Teenager puts little-known Norfolk Island on the Games map

Norfolk Island's Phillip Jones and Shae Wilson (right) attend a practice at the Southport Bowls Club ahead of the 2018 Gold Coast Commonwealth Games venue in Gold Coast on April 3, 2018. PHOTO | ADRIAN DENNIS |

What you need to know:

  • Perhaps it's not difficult to be famous in Norfolk Island, a rocky speck between Australia and New Zealand with a population of less than 2,000.
  • Most outsiders would not be able to find Norfolk Island, best known as a home to descendants of the Bounty mutineers, on a world map.

GOLD COAST

Shae Wilson is only 19 and already well on the way to becoming a Commonwealth Games star back home — not bad for a lawn bowler.

That said, perhaps it's not difficult to be famous in Norfolk Island, a rocky speck between Australia and New Zealand with a population of less than 2,000.

Most outsiders would not be able to find Norfolk Island, best known as a home to descendants of the Bounty mutineers, on a world map.

But Norfolk's inhabitants are fiercely proud of their unique culture, and have chafed at control from Canberra under the island's status as an Australian territory.

"Growing up there is really cool, there is so much freedom, it's safe and you can really do anything you want without having to worry about other people," Wilson said.

"On Norfolk you can leave your front doors open, your car unlocked," said Wilson, who is weighing up leaving the island to study having finished at the one school there.

"I've been on and off (the island, often for bowls) but I've never lived off Norfolk. But I will at some stage. If I want to do further education, such as university, I'd have to leave."
Norfolk Island has 18 competitors at the Commonwealth Games at Australia's Gold Coast, 10 of them in lawn bowls — Wilson the youngest — and the others in shooting.

'YOU ALWAYS GET HOMESICK'

Norfolk Island is classified as an external territory of Australia and its currency is the Australian dollar, but don't call these proud islanders Australian.

Wilson, Norfolk born and bred, is competing alongside her stepfather Tim Sheridan under the Norfolk flag.

Many of Wilson's friends have left Norfolk to study or work, mostly to eastern Australia, but they tend to return to raise a family, she said.

"You always get homesick because Norfolk is so different to everywhere else," said Wilson.

The island measures just five miles (eight kilometres) by three and its inhabitants speak mostly English and Norf'k, a blend of 18th-century English and Tahitian.

These are troubling times for the Norfolk people, having been largely self-governed until just a few years ago, but now ruled by Canberra under a controversial reform.

Fearing the erosion of their culture, they took the Australian government to the United Nations last month in a bid to reassert control over the secluded outpost.
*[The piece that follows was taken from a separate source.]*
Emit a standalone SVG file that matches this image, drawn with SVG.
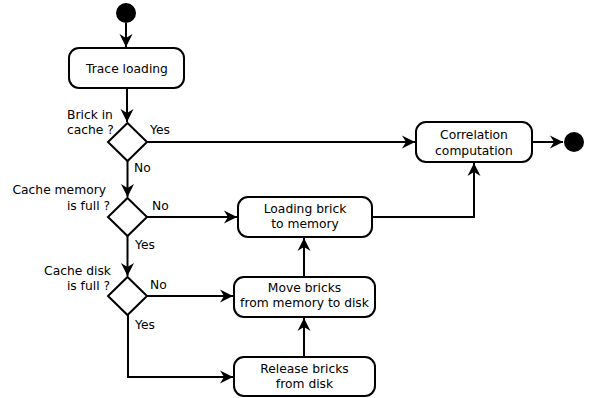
<svg xmlns="http://www.w3.org/2000/svg" width="589" height="398" viewBox="0 0 589 398">
<style>
text{font-family:"DejaVu Sans",sans-serif;font-size:12.3px;fill:#000}
.box{fill:#fff;stroke:#000;stroke-width:2}
.dia{fill:#fff;stroke:#000;stroke-width:2}
.c{text-anchor:middle}
.e{text-anchor:end}
.ln{fill:none;stroke:#000;stroke-width:2}
</style>
<defs>
<marker id="ah" markerUnits="userSpaceOnUse" markerWidth="16" markerHeight="16" viewBox="-13 -8 16 16" refX="0" refY="0" orient="auto">
<path d="M0,0 L-13,-6.5 L-9,0 L-13,6.5 Z" fill="#000"/>
</marker>
</defs>
<rect width="589" height="398" fill="#fff"/>
<g id="connectors">
<path class="ln" d="M126,23 V47" marker-end="url(#ah)"/>
<path class="ln" d="M127,88 V122" marker-end="url(#ah)"/>
<path class="ln" d="M147,142 H415" marker-end="url(#ah)"/>
<path class="ln" d="M127.5,161 V197" marker-end="url(#ah)"/>
<path class="ln" d="M147,217 H237" marker-end="url(#ah)"/>
<path class="ln" d="M127.5,236 V276" marker-end="url(#ah)"/>
<path class="ln" d="M147,296 H233" marker-end="url(#ah)"/>
<path class="ln" d="M128,315 V377 H233" marker-end="url(#ah)"/>
<path class="ln" d="M372,217 H474 V163" marker-end="url(#ah)"/>
<path class="ln" d="M532,142 H563" marker-end="url(#ah)"/>
<path class="ln" d="M304,357 V318" marker-end="url(#ah)"/>
<path class="ln" d="M304,277 V238" marker-end="url(#ah)"/>
</g>
<g id="start"><circle cx="126" cy="13" r="10" fill="#000"/></g>
<g id="trace"><rect class="box" x="69" y="48" width="115" height="40" rx="10"/><text class="c" x="127" y="73">Trace loading</text></g>
<g id="d1"><path class="dia" d="M127.5,123 L147,142 L127.5,161 L108,142 Z"/>
<text x="67" y="119">Brick in</text><text x="67" y="134">cache ?</text>
<text x="150" y="134">Yes</text><text x="134" y="172">No</text></g>
<g id="d2"><path class="dia" d="M127.5,198 L147,217 L127.5,236 L108,217 Z"/>
<text class="e" x="106" y="194">Cache memory</text><text class="e" x="110" y="210">is full ?</text>
<text x="152" y="210">No</text><text x="135" y="249">Yes</text></g>
<g id="d3"><path class="dia" d="M127.5,277 L147,296 L127.5,315 L108,296 Z"/>
<text class="e" x="111" y="275">Cache disk</text><text class="e" x="110" y="290">is full ?</text>
<text x="150" y="289">No</text><text x="135" y="329">Yes</text></g>
<g id="correlation"><rect class="box" x="416" y="122" width="116" height="40" rx="10"/><text class="c" x="474" y="139">Correlation</text><text class="c" x="474" y="155">computation</text></g>
<g id="end"><circle cx="574" cy="142" r="10" fill="#000"/></g>
<g id="loading"><rect class="box" x="238" y="197" width="134" height="40" rx="10"/><text class="c" x="305" y="213">Loading brick</text><text class="c" x="305" y="228">to memory</text></g>
<g id="move"><rect class="box" x="234" y="277" width="141" height="40" rx="10"/><text class="c" x="304.5" y="292">Move bricks</text><text class="c" x="304.5" y="307">from memory to disk</text></g>
<g id="release"><rect class="box" x="234" y="357" width="141" height="39" rx="10"/><text class="c" x="304.5" y="373">Release bricks</text><text class="c" x="304.5" y="388">from disk</text></g>
</svg>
Norfolk made their Commonwealth Games debut in 1986 and have been at every Games since, winning one medal in that time, a bronze in lawn bowls.

There is just one bowling club on the island, with two greens and 40 active members.

The world is quickly changing, but Wilson said that Norfolk is still a place where "everyone knows everyone" — and all your business too.

So is that good or bad?

"That just depends, depends what it is!" the teenager laughed.